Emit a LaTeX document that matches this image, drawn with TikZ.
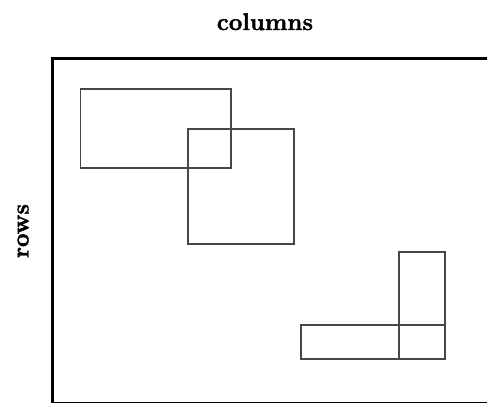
\documentclass[tikz,border=0pt]{standalone}
\usepackage{fontspec}
\newfontfamily\labfont[FakeBold=1.5]{Latin Modern Roman}
\begin{document}
\begin{tikzpicture}[x=1pt,y=-1pt,
  frame/.style={draw=black,line width=3pt},
  box/.style={draw=black!72,line width=1.4pt},
  lab/.style={font=\labfont\fontsize{24}{28}\selectfont\bfseries,text=black,inner sep=0pt}]
\useasboundingbox (0,0) rectangle (487,403);
\clip (0,0) rectangle (487,403);
\draw[frame] (52,58.5) rectangle (495,403.5);
\draw[box] (80.5,89) rectangle (231,168);
\draw[box] (188,129) rectangle (294,244);
\draw[box] (399,252) rectangle (445,359);
\draw[box] (301,325) rectangle (445,359);
\node[lab,anchor=base] (cols) at (265,30) {columns};
\node[lab,rotate=90,anchor=base] (rows) at (28.5,231) {rows};
\end{tikzpicture}
\end{document}
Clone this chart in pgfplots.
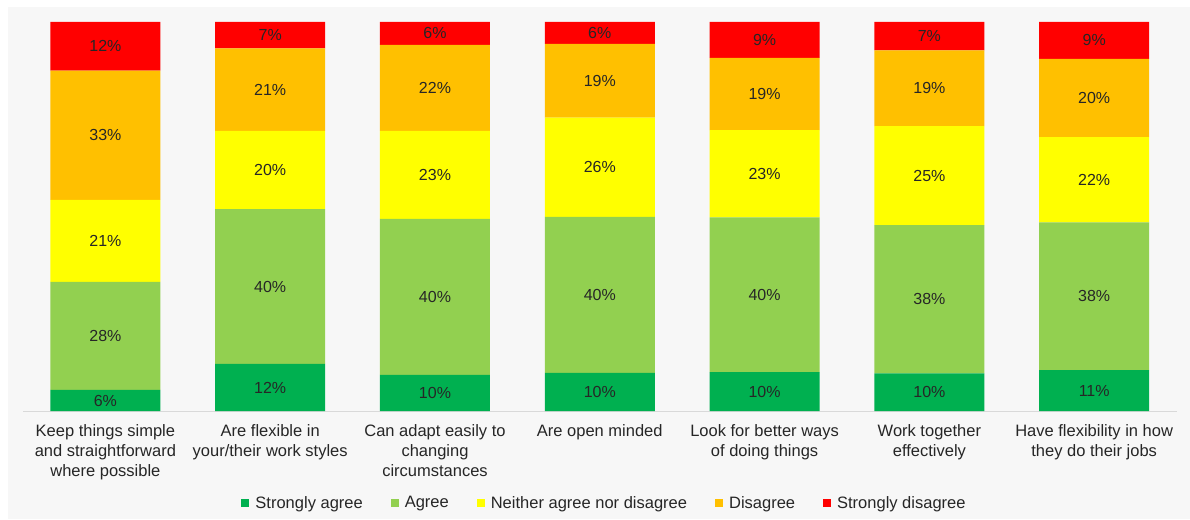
\documentclass[border=0pt]{standalone}
\usepackage{fontspec}
\setmainfont{Liberation Sans}
\usepackage{pgfplots}
\pgfplotsset{compat=1.18}
\usepackage{pgfplotstable}
\definecolor{sagree}{HTML}{00B050}
\definecolor{agree}{HTML}{92D050}
\definecolor{neither}{HTML}{FFFF00}
\definecolor{disagree}{HTML}{FFC000}
\definecolor{sdisagree}{HTML}{FF0000}
\definecolor{bg}{HTML}{F7F7F7}
\definecolor{txt}{HTML}{262626}
\definecolor{axisgray}{HTML}{D9D9D9}

\pgfplotstableread{
x sa sal ag agl ne nel di dil sd sdl
0 5.4 6 27.8 28 21.1 21 33.2 33 12.5 12
1 12.1 12 39.8 40 20.1 20 21.2 21 6.8 7
2 9.3 10 40.1 40 22.6 23 22.1 22 5.9 6
3 9.8 10 40.1 40 25.5 26 19.0 19 5.6 6
4 10.0 10 39.8 40 22.4 23 18.6 19 9.2 9
5 9.7 10 38.1 38 25.4 25 19.5 19 7.3 7
6 10.5 11 38.0 38 21.9 22 20.1 20 9.5 9
}\data

\begin{document}
\begin{tikzpicture}
\useasboundingbox (-23pt,-108pt) rectangle (1167pt,411pt);
\fill[white] (-23pt,-108pt) rectangle (1167pt,411pt);
\fill[bg] (-15pt,-108pt) rectangle (1167pt,404pt);
\begin{axis}[
  at={(0pt,0pt)}, anchor=south west,
  scale only axis, width=1153.6pt, height=389pt,
  xmin=-0.5, xmax=6.5, ymin=0, ymax=100,
  enlargelimits=false,
  ybar stacked, bar width=110pt,
  axis x line*=bottom, axis y line=none,
  x axis line style={draw=axisgray, line width=1pt},
  xtick={0,...,6},
  xtick style={draw=none},
  ytick=\empty,
  xticklabels={{Keep things simple\\and straightforward\\where possible},
               {Are flexible in\\your/their work styles},
               {Can adapt easily to\\changing\\circumstances},
               {Are open minded},
               {Look for better ways\\of doing things},
               {Work together\\effectively},
               {Have flexibility in how\\they do their jobs}},
  xticklabel style={align=center, font=\fontsize{16.5}{20}\selectfont, text=txt, yshift=-10pt, anchor=north},
  point meta=explicit symbolic,
  nodes near coords={\pgfplotspointmeta\%},
  every node near coord/.append style={font=\fontsize{16}{19}\selectfont, text=txt, anchor=center},
  legend style={at={(0.5041,-0.2365)}, anchor=center, draw=none, fill=none,
    font=\fontsize{16.5}{20}\selectfont, text=txt,
    legend columns=5,
    /tikz/every odd column/.append style={column sep=4pt},
    /tikz/every even column/.append style={column sep=26pt}},
  legend image code/.code={\fill[#1] (0pt,-4pt) rectangle (8pt,4pt);},
]
\addplot[fill=sagree, draw=none] table[x=x, y=sa, meta=sal] {\data};
\addlegendentry{Strongly agree}
\addplot[fill=agree, draw=none] table[x=x, y=ag, meta=agl] {\data};
\addlegendentry{Agree}
\addplot[fill=neither, draw=none] table[x=x, y=ne, meta=nel] {\data};
\addlegendentry{Neither agree nor disagree}
\addplot[fill=disagree, draw=none] table[x=x, y=di, meta=dil] {\data};
\addlegendentry{Disagree}
\addplot[fill=sdisagree, draw=none] table[x=x, y=sd, meta=sdl] {\data};
\addlegendentry{Strongly disagree}
\end{axis}
\end{tikzpicture}
\end{document}
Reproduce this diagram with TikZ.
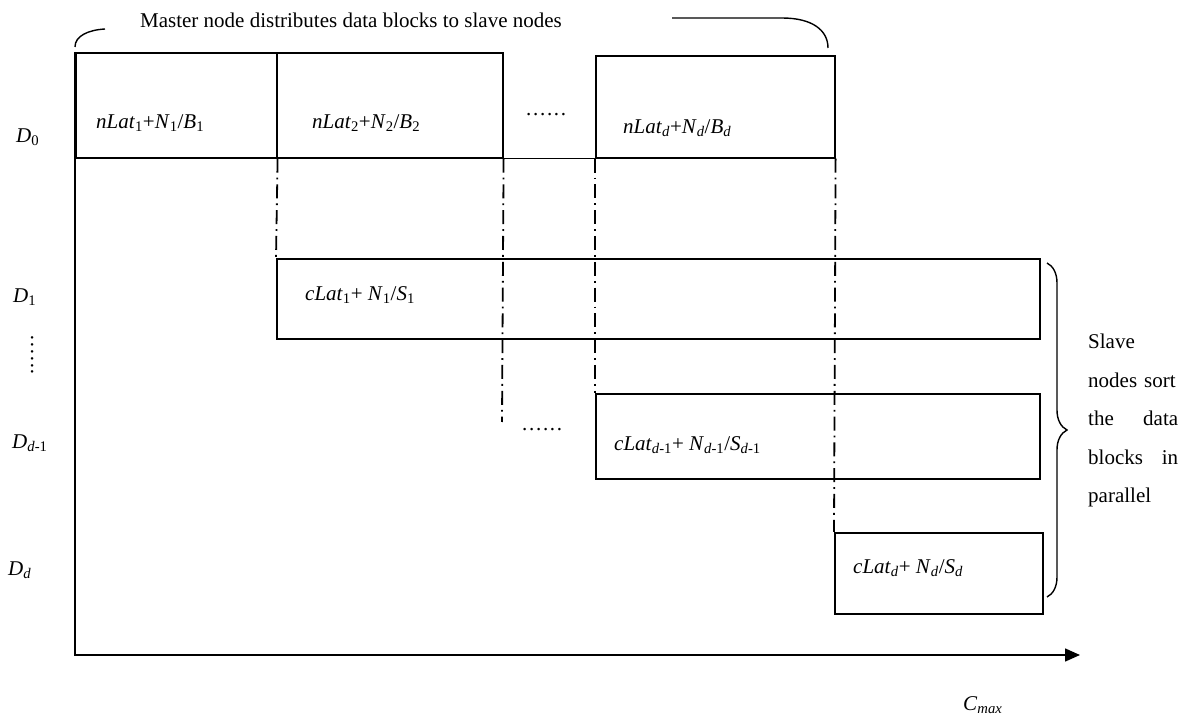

------------------------------------------------

» Exercise prompt: Transcribe the material exactly, leaving every picture out.

» Correct response:
Emit a LaTeX document that matches this image, drawn with TikZ.
\documentclass[tikz,border=0pt]{standalone}
\usepackage{fontspec}
\newfontfamily\labfont[FakeBold=1.5]{Latin Modern Roman}
\begin{document}
\begin{tikzpicture}[x=1pt,y=-1pt,
  frame/.style={draw=black,line width=3pt},
  box/.style={draw=black!72,line width=1.4pt},
  lab/.style={font=\labfont\fontsize{24}{28}\selectfont\bfseries,text=black,inner sep=0pt}]
\useasboundingbox (0,0) rectangle (487,403);
\clip (0,0) rectangle (487,403);
\draw[frame] (52,58.5) rectangle (495,403.5);
\draw[box] (80.5,89) rectangle (231,168);
\draw[box] (188,129) rectangle (294,244);
\draw[box] (399,252) rectangle (445,359);
\draw[box] (301,325) rectangle (445,359);
\node[lab,anchor=base] (cols) at (265,30) {columns};
\node[lab,rotate=90,anchor=base] (rows) at (28.5,231) {rows};
\end{tikzpicture}
\end{document}
Clone this chart in pgfplots.
\documentclass[border=0pt]{standalone}
\usepackage{fontspec}
\setmainfont{Liberation Sans}
\usepackage{pgfplots}
\pgfplotsset{compat=1.18}
\usepackage{pgfplotstable}
\definecolor{sagree}{HTML}{00B050}
\definecolor{agree}{HTML}{92D050}
\definecolor{neither}{HTML}{FFFF00}
\definecolor{disagree}{HTML}{FFC000}
\definecolor{sdisagree}{HTML}{FF0000}
\definecolor{bg}{HTML}{F7F7F7}
\definecolor{txt}{HTML}{262626}
\definecolor{axisgray}{HTML}{D9D9D9}

\pgfplotstableread{
x sa sal ag agl ne nel di dil sd sdl
0 5.4 6 27.8 28 21.1 21 33.2 33 12.5 12
1 12.1 12 39.8 40 20.1 20 21.2 21 6.8 7
2 9.3 10 40.1 40 22.6 23 22.1 22 5.9 6
3 9.8 10 40.1 40 25.5 26 19.0 19 5.6 6
4 10.0 10 39.8 40 22.4 23 18.6 19 9.2 9
5 9.7 10 38.1 38 25.4 25 19.5 19 7.3 7
6 10.5 11 38.0 38 21.9 22 20.1 20 9.5 9
}\data

\begin{document}
\begin{tikzpicture}
\useasboundingbox (-23pt,-108pt) rectangle (1167pt,411pt);
\fill[white] (-23pt,-108pt) rectangle (1167pt,411pt);
\fill[bg] (-15pt,-108pt) rectangle (1167pt,404pt);
\begin{axis}[
  at={(0pt,0pt)}, anchor=south west,
  scale only axis, width=1153.6pt, height=389pt,
  xmin=-0.5, xmax=6.5, ymin=0, ymax=100,
  enlargelimits=false,
  ybar stacked, bar width=110pt,
  axis x line*=bottom, axis y line=none,
  x axis line style={draw=axisgray, line width=1pt},
  xtick={0,...,6},
  xtick style={draw=none},
  ytick=\empty,
  xticklabels={{Keep things simple\\and straightforward\\where possible},
               {Are flexible in\\your/their work styles},
               {Can adapt easily to\\changing\\circumstances},
               {Are open minded},
               {Look for better ways\\of doing things},
               {Work together\\effectively},
               {Have flexibility in how\\they do their jobs}},
  xticklabel style={align=center, font=\fontsize{16.5}{20}\selectfont, text=txt, yshift=-10pt, anchor=north},
  point meta=explicit symbolic,
  nodes near coords={\pgfplotspointmeta\%},
  every node near coord/.append style={font=\fontsize{16}{19}\selectfont, text=txt, anchor=center},
  legend style={at={(0.5041,-0.2365)}, anchor=center, draw=none, fill=none,
    font=\fontsize{16.5}{20}\selectfont, text=txt,
    legend columns=5,
    /tikz/every odd column/.append style={column sep=4pt},
    /tikz/every even column/.append style={column sep=26pt}},
  legend image code/.code={\fill[#1] (0pt,-4pt) rectangle (8pt,4pt);},
]
\addplot[fill=sagree, draw=none] table[x=x, y=sa, meta=sal] {\data};
\addlegendentry{Strongly agree}
\addplot[fill=agree, draw=none] table[x=x, y=ag, meta=agl] {\data};
\addlegendentry{Agree}
\addplot[fill=neither, draw=none] table[x=x, y=ne, meta=nel] {\data};
\addlegendentry{Neither agree nor disagree}
\addplot[fill=disagree, draw=none] table[x=x, y=di, meta=dil] {\data};
\addlegendentry{Disagree}
\addplot[fill=sdisagree, draw=none] table[x=x, y=sd, meta=sdl] {\data};
\addlegendentry{Strongly disagree}
\end{axis}
\end{tikzpicture}
\end{document}
Reproduce this diagram with TikZ.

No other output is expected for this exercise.